■ **PROBLEM TO WORK ON**: Where a line holds "this", copy it.

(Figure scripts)
--- Begin ---

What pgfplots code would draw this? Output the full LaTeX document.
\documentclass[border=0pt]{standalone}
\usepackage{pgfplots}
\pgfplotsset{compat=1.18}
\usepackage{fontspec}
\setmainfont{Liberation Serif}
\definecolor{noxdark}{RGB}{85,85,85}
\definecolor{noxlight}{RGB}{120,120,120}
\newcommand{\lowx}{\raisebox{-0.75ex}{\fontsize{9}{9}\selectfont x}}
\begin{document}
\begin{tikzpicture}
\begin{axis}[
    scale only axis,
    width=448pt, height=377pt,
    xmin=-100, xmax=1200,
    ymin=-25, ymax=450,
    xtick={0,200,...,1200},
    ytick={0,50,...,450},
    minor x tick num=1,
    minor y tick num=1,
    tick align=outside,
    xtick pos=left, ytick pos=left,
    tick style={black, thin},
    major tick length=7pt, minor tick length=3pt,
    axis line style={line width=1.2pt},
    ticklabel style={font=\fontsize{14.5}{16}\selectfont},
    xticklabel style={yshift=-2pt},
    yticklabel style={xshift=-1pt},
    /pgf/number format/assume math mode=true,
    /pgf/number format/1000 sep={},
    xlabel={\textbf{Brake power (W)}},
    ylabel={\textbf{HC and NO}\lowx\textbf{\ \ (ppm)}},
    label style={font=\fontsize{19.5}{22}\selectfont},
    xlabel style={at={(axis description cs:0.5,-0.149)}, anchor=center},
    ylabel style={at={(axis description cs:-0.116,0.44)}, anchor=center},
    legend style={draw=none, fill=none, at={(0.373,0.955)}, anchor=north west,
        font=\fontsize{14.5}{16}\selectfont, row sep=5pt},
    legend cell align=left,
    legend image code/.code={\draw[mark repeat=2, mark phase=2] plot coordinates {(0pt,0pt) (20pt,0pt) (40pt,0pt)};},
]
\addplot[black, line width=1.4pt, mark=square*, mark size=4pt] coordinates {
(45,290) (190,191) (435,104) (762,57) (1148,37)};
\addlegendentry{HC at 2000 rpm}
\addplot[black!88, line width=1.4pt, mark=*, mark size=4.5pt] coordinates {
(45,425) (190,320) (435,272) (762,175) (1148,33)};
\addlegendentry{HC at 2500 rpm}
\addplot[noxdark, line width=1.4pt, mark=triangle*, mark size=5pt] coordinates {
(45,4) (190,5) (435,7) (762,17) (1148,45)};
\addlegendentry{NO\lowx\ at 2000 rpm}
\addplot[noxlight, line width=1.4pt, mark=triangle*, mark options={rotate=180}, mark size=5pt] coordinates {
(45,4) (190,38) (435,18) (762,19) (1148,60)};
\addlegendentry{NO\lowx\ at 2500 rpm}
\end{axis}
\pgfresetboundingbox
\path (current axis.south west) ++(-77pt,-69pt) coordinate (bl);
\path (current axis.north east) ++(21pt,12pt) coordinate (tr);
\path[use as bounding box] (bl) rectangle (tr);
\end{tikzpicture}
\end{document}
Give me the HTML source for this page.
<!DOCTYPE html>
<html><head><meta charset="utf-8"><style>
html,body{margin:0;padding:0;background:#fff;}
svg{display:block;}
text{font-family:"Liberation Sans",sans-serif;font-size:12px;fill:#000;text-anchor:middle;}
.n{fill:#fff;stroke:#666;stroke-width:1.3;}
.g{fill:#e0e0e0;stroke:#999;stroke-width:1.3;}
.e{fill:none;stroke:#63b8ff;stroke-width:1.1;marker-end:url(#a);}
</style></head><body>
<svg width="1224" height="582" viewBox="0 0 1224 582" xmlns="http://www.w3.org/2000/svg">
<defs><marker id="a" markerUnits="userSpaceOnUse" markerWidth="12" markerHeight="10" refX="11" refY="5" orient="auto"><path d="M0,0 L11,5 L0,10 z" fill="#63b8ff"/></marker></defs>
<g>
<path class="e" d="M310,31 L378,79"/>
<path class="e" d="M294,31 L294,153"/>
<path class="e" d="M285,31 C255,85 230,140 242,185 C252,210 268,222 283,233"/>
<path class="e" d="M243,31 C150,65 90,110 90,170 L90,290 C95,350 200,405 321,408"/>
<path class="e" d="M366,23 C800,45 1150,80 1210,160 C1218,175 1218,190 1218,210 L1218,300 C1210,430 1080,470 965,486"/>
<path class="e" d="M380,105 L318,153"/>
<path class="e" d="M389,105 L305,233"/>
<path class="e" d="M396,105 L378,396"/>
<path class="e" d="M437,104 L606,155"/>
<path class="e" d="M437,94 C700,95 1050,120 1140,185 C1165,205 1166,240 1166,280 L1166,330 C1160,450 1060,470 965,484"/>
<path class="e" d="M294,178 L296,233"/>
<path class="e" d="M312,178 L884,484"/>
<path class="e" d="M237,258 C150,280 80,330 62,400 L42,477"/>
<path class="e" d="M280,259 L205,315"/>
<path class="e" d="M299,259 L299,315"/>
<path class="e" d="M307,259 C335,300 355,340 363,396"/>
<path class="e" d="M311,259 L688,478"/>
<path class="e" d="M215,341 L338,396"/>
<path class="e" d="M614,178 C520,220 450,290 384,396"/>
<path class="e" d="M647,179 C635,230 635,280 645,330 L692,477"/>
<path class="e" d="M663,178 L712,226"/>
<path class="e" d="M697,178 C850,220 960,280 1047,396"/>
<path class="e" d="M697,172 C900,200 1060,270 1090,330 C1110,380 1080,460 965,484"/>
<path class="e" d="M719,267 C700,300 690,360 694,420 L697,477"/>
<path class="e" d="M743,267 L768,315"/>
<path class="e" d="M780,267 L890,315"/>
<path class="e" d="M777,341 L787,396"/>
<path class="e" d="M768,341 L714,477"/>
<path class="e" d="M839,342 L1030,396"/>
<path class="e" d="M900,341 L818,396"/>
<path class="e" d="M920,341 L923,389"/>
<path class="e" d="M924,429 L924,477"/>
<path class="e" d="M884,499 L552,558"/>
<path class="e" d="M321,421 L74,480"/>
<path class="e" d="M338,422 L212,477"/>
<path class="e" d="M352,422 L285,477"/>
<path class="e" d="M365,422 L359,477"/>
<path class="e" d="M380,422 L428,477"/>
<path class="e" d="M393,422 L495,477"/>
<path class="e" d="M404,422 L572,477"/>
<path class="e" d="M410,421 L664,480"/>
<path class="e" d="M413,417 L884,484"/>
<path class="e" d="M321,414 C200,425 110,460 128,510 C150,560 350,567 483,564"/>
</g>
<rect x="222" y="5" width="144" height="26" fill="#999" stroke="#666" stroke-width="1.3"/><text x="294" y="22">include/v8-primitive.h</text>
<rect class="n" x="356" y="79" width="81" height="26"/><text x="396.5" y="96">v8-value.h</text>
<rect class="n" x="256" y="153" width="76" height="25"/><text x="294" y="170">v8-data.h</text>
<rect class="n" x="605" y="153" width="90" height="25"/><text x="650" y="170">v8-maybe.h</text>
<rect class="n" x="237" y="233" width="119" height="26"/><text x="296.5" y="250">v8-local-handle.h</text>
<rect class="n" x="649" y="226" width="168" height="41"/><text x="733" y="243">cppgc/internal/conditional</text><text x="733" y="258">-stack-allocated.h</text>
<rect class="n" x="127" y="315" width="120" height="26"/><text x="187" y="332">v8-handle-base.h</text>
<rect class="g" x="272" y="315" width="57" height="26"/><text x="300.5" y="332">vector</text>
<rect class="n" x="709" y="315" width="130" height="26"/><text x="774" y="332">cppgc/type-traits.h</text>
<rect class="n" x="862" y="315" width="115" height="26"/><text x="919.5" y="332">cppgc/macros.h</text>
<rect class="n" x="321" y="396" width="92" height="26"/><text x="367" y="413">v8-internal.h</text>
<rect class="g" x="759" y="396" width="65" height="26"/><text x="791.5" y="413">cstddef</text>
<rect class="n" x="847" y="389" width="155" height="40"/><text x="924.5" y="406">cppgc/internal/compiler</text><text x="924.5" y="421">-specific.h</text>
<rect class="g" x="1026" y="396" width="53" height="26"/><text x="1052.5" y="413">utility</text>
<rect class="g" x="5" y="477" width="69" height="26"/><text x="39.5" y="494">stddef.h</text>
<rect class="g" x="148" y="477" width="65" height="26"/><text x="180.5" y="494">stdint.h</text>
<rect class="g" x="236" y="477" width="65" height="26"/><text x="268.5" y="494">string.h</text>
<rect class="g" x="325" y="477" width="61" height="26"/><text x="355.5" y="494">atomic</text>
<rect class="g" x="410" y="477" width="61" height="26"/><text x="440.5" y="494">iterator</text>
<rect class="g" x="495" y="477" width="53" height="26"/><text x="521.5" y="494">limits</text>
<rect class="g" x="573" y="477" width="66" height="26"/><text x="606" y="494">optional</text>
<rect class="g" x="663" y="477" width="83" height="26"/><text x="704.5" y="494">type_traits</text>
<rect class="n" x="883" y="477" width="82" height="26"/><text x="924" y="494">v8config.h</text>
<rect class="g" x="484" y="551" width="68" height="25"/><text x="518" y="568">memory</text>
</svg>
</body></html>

--- End ---

■ **EXERCISE RESPONSE**:
What pgfplots code would draw this? Output the full LaTeX document.
Give me the HTML source for this page.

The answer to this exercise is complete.